— START OF Recorded information —

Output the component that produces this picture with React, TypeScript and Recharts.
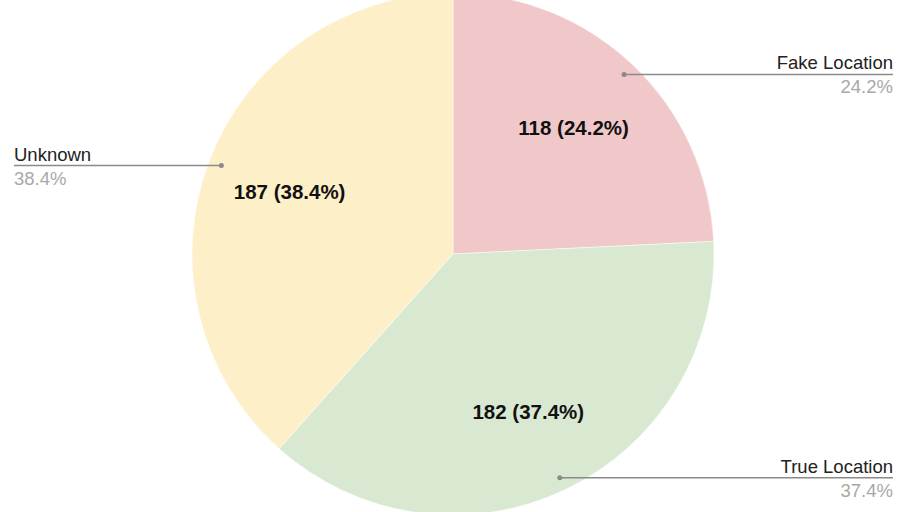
import { PieChart, Pie, Cell } from 'recharts'

const categories = ['Fake Location', 'True Location', 'Unknown']
const counts = [118, 182, 187]
const sliceColors = ['#f0c8c9', '#d8e8d1', '#fdefc8']

const data = categories.map((name, i) => ({ name, value: counts[i] }))

const RADIAN = Math.PI / 180
const CX = 453
const CY = 254
const R = 261

const renderLabel = (props: any) => {
  const { cx, cy, midAngle, outerRadius, percent, value, name } = props
  const cos = Math.cos(-midAngle * RADIAN)
  const sin = Math.sin(-midAngle * RADIAN)
  const pct = `${(percent * 100).toFixed(1)}%`
  // inner value label
  const ir = outerRadius * 0.67
  const ix = cx + ir * cos
  const iy = cy + ir * sin
  // leader line start point
  const dr = outerRadius * 0.95
  const dx = cx + dr * cos
  const dy = cy + dr * sin
  const right = cos >= 0
  const ex = right ? 893 : 14
  const anchor = right ? 'end' : 'start'
  return (
    <g>
      <text x={ix} y={iy} textAnchor="middle" dominantBaseline="central" fill="#111"
        fontSize={20.5} fontWeight="bold" fontFamily="Liberation Sans, Arial, sans-serif">
        {`${value} (${pct})`}
      </text>
      <circle cx={dx} cy={dy} r={2.5} fill="#8a8a8a" />
      <line x1={dx} y1={dy} x2={ex} y2={dy} stroke="#8a8a8a" strokeWidth={1.5} />
      <text x={ex} y={dy - 5} textAnchor={anchor} fill="#222" fontSize={18.5}
        fontFamily="Liberation Sans, Arial, sans-serif">
        {name}
      </text>
      <text x={ex} y={dy + 19} textAnchor={anchor} fill="#a8a8a8" fontSize={18.5}
        fontFamily="Liberation Sans, Arial, sans-serif">
        {pct}
      </text>
    </g>
  )
}

export default function App() {
  return (
    <div style={{ position: 'fixed', top: 0, left: 0, width: 918, height: 512, background: '#fff' }}>
      <PieChart width={918} height={512} margin={{ top: 0, right: 0, bottom: 0, left: 0 }}>
        <Pie
          data={data}
          dataKey="value"
          nameKey="name"
          cx={CX}
          cy={CY}
          outerRadius={R}
          startAngle={90}
          endAngle={-270}
          stroke="#fff"
          strokeWidth={0.5}
          label={renderLabel}
          labelLine={false}
          isAnimationActive={false}
        >
          {data.map((d, i) => (
            <Cell key={d.name} fill={sliceColors[i]} />
          ))}
        </Pie>
      </PieChart>
    </div>
  )
}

— END OF Recorded information —

-- Directions --
Output each line exactly; omit every picture.

-- Output of the task --
Output the component that produces this picture with React, TypeScript and Recharts.
import { PieChart, Pie, Cell } from 'recharts'

const categories = ['Fake Location', 'True Location', 'Unknown']
const counts = [118, 182, 187]
const sliceColors = ['#f0c8c9', '#d8e8d1', '#fdefc8']

const data = categories.map((name, i) => ({ name, value: counts[i] }))

const RADIAN = Math.PI / 180
const CX = 453
const CY = 254
const R = 261

const renderLabel = (props: any) => {
  const { cx, cy, midAngle, outerRadius, percent, value, name } = props
  const cos = Math.cos(-midAngle * RADIAN)
  const sin = Math.sin(-midAngle * RADIAN)
  const pct = `${(percent * 100).toFixed(1)}%`
  // inner value label
  const ir = outerRadius * 0.67
  const ix = cx + ir * cos
  const iy = cy + ir * sin
  // leader line start point
  const dr = outerRadius * 0.95
  const dx = cx + dr * cos
  const dy = cy + dr * sin
  const right = cos >= 0
  const ex = right ? 893 : 14
  const anchor = right ? 'end' : 'start'
  return (
    <g>
      <text x={ix} y={iy} textAnchor="middle" dominantBaseline="central" fill="#111"
        fontSize={20.5} fontWeight="bold" fontFamily="Liberation Sans, Arial, sans-serif">
        {`${value} (${pct})`}
      </text>
      <circle cx={dx} cy={dy} r={2.5} fill="#8a8a8a" />
      <line x1={dx} y1={dy} x2={ex} y2={dy} stroke="#8a8a8a" strokeWidth={1.5} />
      <text x={ex} y={dy - 5} textAnchor={anchor} fill="#222" fontSize={18.5}
        fontFamily="Liberation Sans, Arial, sans-serif">
        {name}
      </text>
      <text x={ex} y={dy + 19} textAnchor={anchor} fill="#a8a8a8" fontSize={18.5}
        fontFamily="Liberation Sans, Arial, sans-serif">
        {pct}
      </text>
    </g>
  )
}

export default function App() {
  return (
    <div style={{ position: 'fixed', top: 0, left: 0, width: 918, height: 512, background: '#fff' }}>
      <PieChart width={918} height={512} margin={{ top: 0, right: 0, bottom: 0, left: 0 }}>
        <Pie
          data={data}
          dataKey="value"
          nameKey="name"
          cx={CX}
          cy={CY}
          outerRadius={R}
          startAngle={90}
          endAngle={-270}
          stroke="#fff"
          strokeWidth={0.5}
          label={renderLabel}
          labelLine={false}
          isAnimationActive={false}
        >
          {data.map((d, i) => (
            <Cell key={d.name} fill={sliceColors[i]} />
          ))}
        </Pie>
      </PieChart>
    </div>
  )
}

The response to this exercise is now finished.